A Hybrid Gag Lattice as a Structural Intermediate in HIV-1 Maturation

ABSTRACT

HIV-1 maturation converts the spherical immature Gag lattice into the conical mature capsid required for infectivity, yet the structural route linking these two lattice endpoints remains unclear. Using single-particle cryo-electron microscopy and cryo-electron tomography on reconstituted assemblies and virus-like particles (VLPs), we identify a distinct hybrid lattice in which the capsid protein (CA) N-terminal domain adopts a mature-like conformation, whereas the CA C-terminal domain-SP1 layer remains immature.

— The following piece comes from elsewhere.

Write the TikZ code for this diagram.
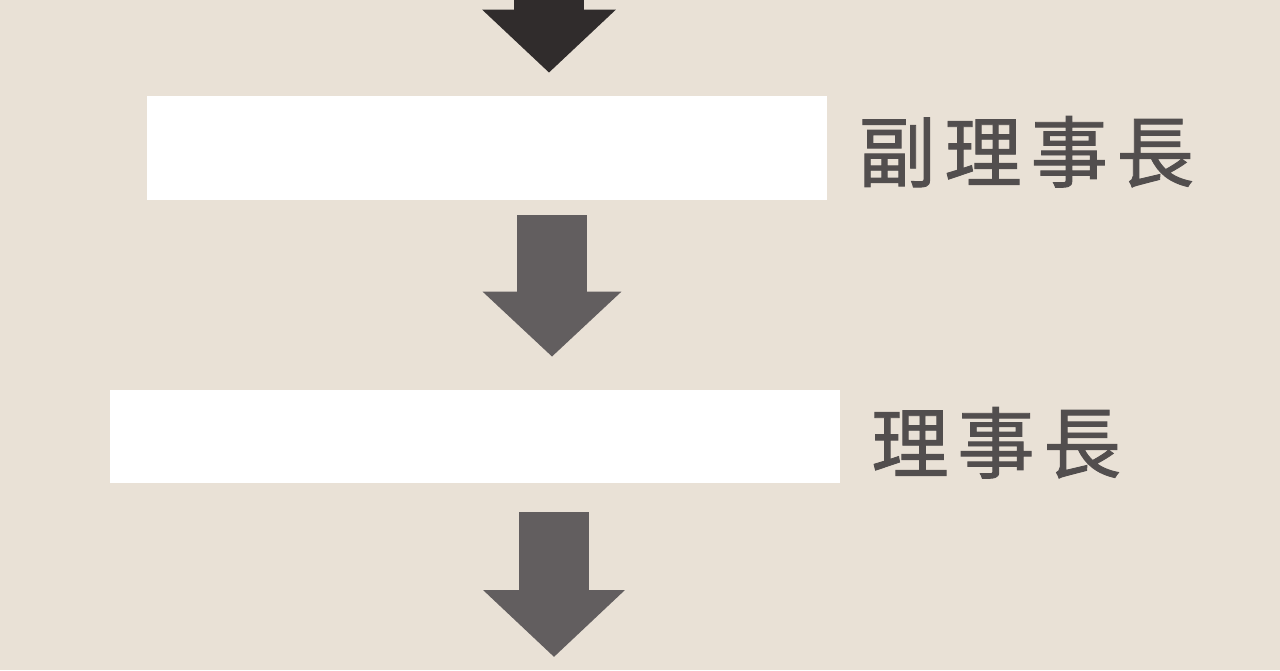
\documentclass[tikz,border=0pt]{standalone}
\usepackage{fontspec}
\newfontfamily\cjk[FakeBold=1.2]{Noto Sans CJK TC}
\usepackage{tikz}
\usetikzlibrary{arrows.meta,positioning,calc}
\definecolor{paper}{RGB}{233,225,214}
\definecolor{inkdark}{RGB}{48,44,44}
\definecolor{inkgray}{RGB}{98,94,95}
\definecolor{labelgray}{RGB}{82,78,78}

\begin{document}
\begin{tikzpicture}[x=0.02cm,y=-0.02cm,
  post/.style={draw=none,fill=white,minimum height=#1*0.02cm,inner sep=0pt},
  downarrow/.style={line width=1.4cm,draw=#1,
    -{Triangle[length=1.3cm,width=2.7cm]}},
  rank/.style={anchor=base west,inner sep=0pt,text=labelgray,
    font=\cjk\fontsize{44}{44}\selectfont}]
  \useasboundingbox (0,0) rectangle (1280,670);
  \fill[paper] (0,0) rectangle (1280,670);
  % boxes
  \node[post=104,minimum width=13.6cm] (vice) at (487,148) {};
  \node[post=93,minimum width=14.6cm] (chair) at (475,436.5) {};
  % labels
  \node[rank] (vicelabel) at (858,181) {副\hskip5pt 理\hskip5pt 事\hskip5pt 長};
  \node[rank] (chairlabel) at (871,472) {理\hskip5pt 事\hskip5pt 長};
  % arrows
  \coordinate (top) at (549,-5);
  \coordinate (mid) at (552,0);
  \coordinate (bottom) at (554,657);
  \draw[downarrow=inkdark,-{Triangle[length=1.26cm,width=2.6cm]}]
    (top) -- ([yshift=0.46cm]top |- vice.north);
  \draw[downarrow=inkgray]
    ([yshift=-0.3cm]mid |- vice.south) -- ([yshift=0.66cm]mid |- chair.north);
  \draw[downarrow=inkgray,-{Triangle[length=1.34cm,width=2.76cm]}]
    ([yshift=-0.58cm]bottom |- chair.south) -- (bottom);
\end{tikzpicture}
\end{document}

This architecture is observed in native, enveloped VLPs produced in human cells, demonstrating formation under physiologically relevant conditions. The hybrid lattice engages three myo-inositol hexakisphosphate (IP6) molecules per CA-SP1 hexamer, underscoring IP6-dependent stabilization; accordingly, excess IP6 enriches the hybrid population. Tomographic mapping shows that hybrid regions coexist with the immature lattice within the same particle and are enriched near lattice discontinuities, consistent with edge-localized remodeling that can accommodate conformational rearrangements and partial disassembly and reassembly. Disrupting a hybrid-specific inter-hexamer contact preserves immature lattice assembly and particle release but abrogates infectivity, compromises core integrity, and prevents mature lattice formation, implicating the hybrid architecture as an on-pathway intermediate. Molecular dynamics simulations further support coordinated rearrangements that bias the system away from the immature configuration toward hybrid and then mature organizations. Together, these results support a maturation model in which localized displacive remodeling and partial disassembly/reassembly act in concert, with IP6 tuning the balance among lattice states. This study provides new insight into HIV-1 maturation and identifies the hybrid lattice as a potential therapeutic target.